As has been widely reported in the press, numerous alumni of Beverly Hills High School recently filed litigation alleging that their cancers and other health conditions were caused by exposures to fumes from oil wells located beneath the campus grounds. The claimants are represented by the law firm Masry & Vititoe, where Erin Brockovich plies her trade.
Now comes Leon Jaroff, in a Time Magazine column, to inveigh against the “junk science” on which he says the claims are based. It is a fine piece of red-blooded polemic for true believers. One is left with the feeling, however, that Jaroff has been less than neutral in selecting scientific evidence to highlight, and even less neutral in characterizing it. For example, Jaroff cites the University of Southern California Medical School’s Cancer Surveillance Program for the (syntactically byzantine) proposition that “Known causes of [Hodgkin’s and non-Hodgkin’s lymphoma] are not petroleum or petroleum products.” But the actual findings of USC’s study seem less dispositive than Jaroff suggests. Meanwhile, it appears that Jaroff’s special edition of Google may filter out sites affililated with other nearby institutions of higher learning, such as Berkeley, whose Molecular Epidemiology and Toxicology Laboratory reports on studies linking benzene, one petroleum byproduct at issue in the litigation, with hematopoietic malignancies.

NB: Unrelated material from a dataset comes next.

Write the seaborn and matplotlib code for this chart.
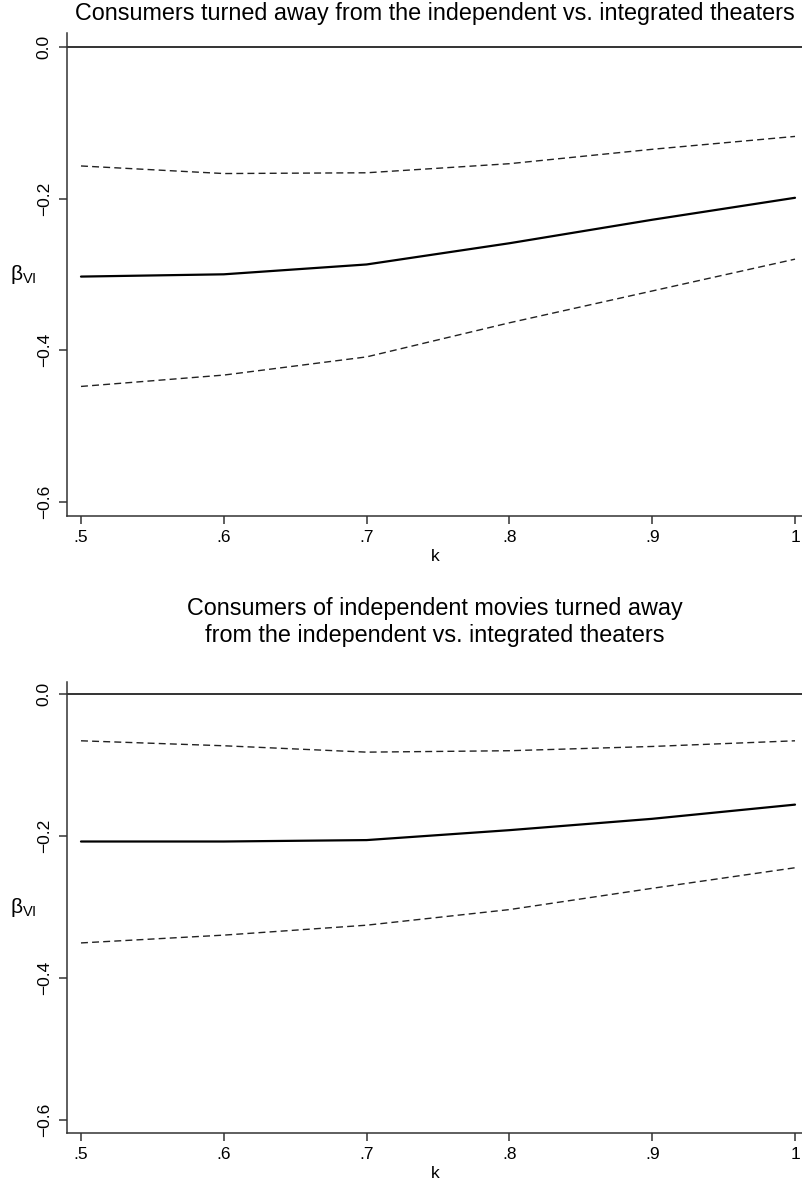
import matplotlib
matplotlib.use("Agg")
import matplotlib.pyplot as plt
import numpy as np
import pandas as pd
import seaborn as sns

### Data ###

k = [0.5, 0.6, 0.7, 0.8, 0.9, 1.0]

top_est = [-0.303, -0.300, -0.287, -0.259, -0.228, -0.199]
top_hi = [-0.157, -0.167, -0.166, -0.154, -0.135, -0.118]
top_lo = [-0.448, -0.433, -0.409, -0.364, -0.322, -0.280]

bot_est = [-0.208, -0.208, -0.206, -0.192, -0.176, -0.156]
bot_hi = [-0.066, -0.073, -0.082, -0.080, -0.074, -0.066]
bot_lo = [-0.351, -0.340, -0.326, -0.304, -0.274, -0.245]

titles = [
    "Consumers turned away from the independent vs. integrated theaters",
    "Consumers of independent movies turned away\nfrom the independent vs. integrated theaters",
]
xticks = [0.5, 0.6, 0.7, 0.8, 0.9, 1.0]
xtick_labels = [".5", ".6", ".7", ".8", ".9", "1"]
yticks = [0.0, -0.2, -0.4, -0.6]
ytick_labels = ["0.0", "\u22120.2", "\u22120.4", "\u22120.6"]

### Style ###

sns.set_style("ticks")
plt.rcParams["font.family"] = ["Liberation Sans", "DejaVu Sans"]
plt.rcParams["mathtext.fontset"] = "custom"
plt.rcParams["mathtext.rm"] = "Liberation Sans"
plt.rcParams["mathtext.it"] = "Liberation Sans"
plt.rcParams["text.color"] = "black"
plt.rcParams["axes.labelcolor"] = "black"
plt.rcParams["xtick.labelcolor"] = "black"
plt.rcParams["ytick.labelcolor"] = "black"

W, H = 803, 1186
fig = plt.figure(figsize=(W / 100, H / 100), dpi=100)

# axes boxes in pixels: left, top, right, bottom
boxes = [(67, 33, 803, 516), (67, 682, 803, 1133)]
ylims = [(-0.619, 0.0185), (-0.619, 0.0169)]
title_pads = [9.5, 29]

panels = [(top_est, top_hi, top_lo), (bot_est, bot_hi, bot_lo)]

for i, (est, hi, lo) in enumerate(panels):
    l, t, r, b = boxes[i]
    ax = fig.add_axes([l / W, 1 - b / H, (r - l) / W, (b - t) / H])

    df = pd.DataFrame({"k": k, "est": est, "hi": hi, "lo": lo})

    ax.axhline(0, color="#333333", lw=1.4, zorder=1)
    sns.lineplot(data=df, x="k", y="hi", ax=ax, color="#222222", lw=1.0,
                 linestyle=(0, (5, 3)))
    sns.lineplot(data=df, x="k", y="lo", ax=ax, color="#222222", lw=1.0,
                 linestyle=(0, (5, 3)))
    sns.lineplot(data=df, x="k", y="est", ax=ax, color="black", lw=1.6)

    ax.set_xlim(0.4902, 1.0056)
    ax.set_ylim(*ylims[i])

    ax.set_xticks(xticks)
    ax.set_xticklabels(xtick_labels)
    ax.set_yticks(yticks)
    ax.set_yticklabels(ytick_labels, rotation=90, va="center")

    ax.tick_params(axis="both", direction="out", length=6, width=1.1,
                   color="#333333", labelsize=12.5, pad=4)
    ax.tick_params(axis="y", pad=5)

    sns.despine(ax=ax, top=True, right=True)
    for s in ["left", "bottom"]:
        ax.spines[s].set_color("#333333")
        ax.spines[s].set_linewidth(1.1)

    ax.set_xlabel("k", fontsize=12.5, labelpad=3)
    ax.set_ylabel(r"$\mathrm{\beta_{VI}}$", fontsize=15, rotation=0,
                  ha="center", va="center")
    ax.yaxis.set_label_coords(-0.06, 0.5)

    ax.set_title(titles[i], fontsize=16.8, pad=title_pads[i], linespacing=1.2)

fig.savefig("out.png", dpi=100)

It used to be that stories in Time frequently ended with the well-worn “time-will-tell” tagline — e.g., “Only time will tell who has the better of the scientific arguments.” It now appears that in matters of scientific evidence, at least, there is no felt editorial need, at Time, to acknowledge that the debates may take a while to play out. Maybe the readership has grown less patient.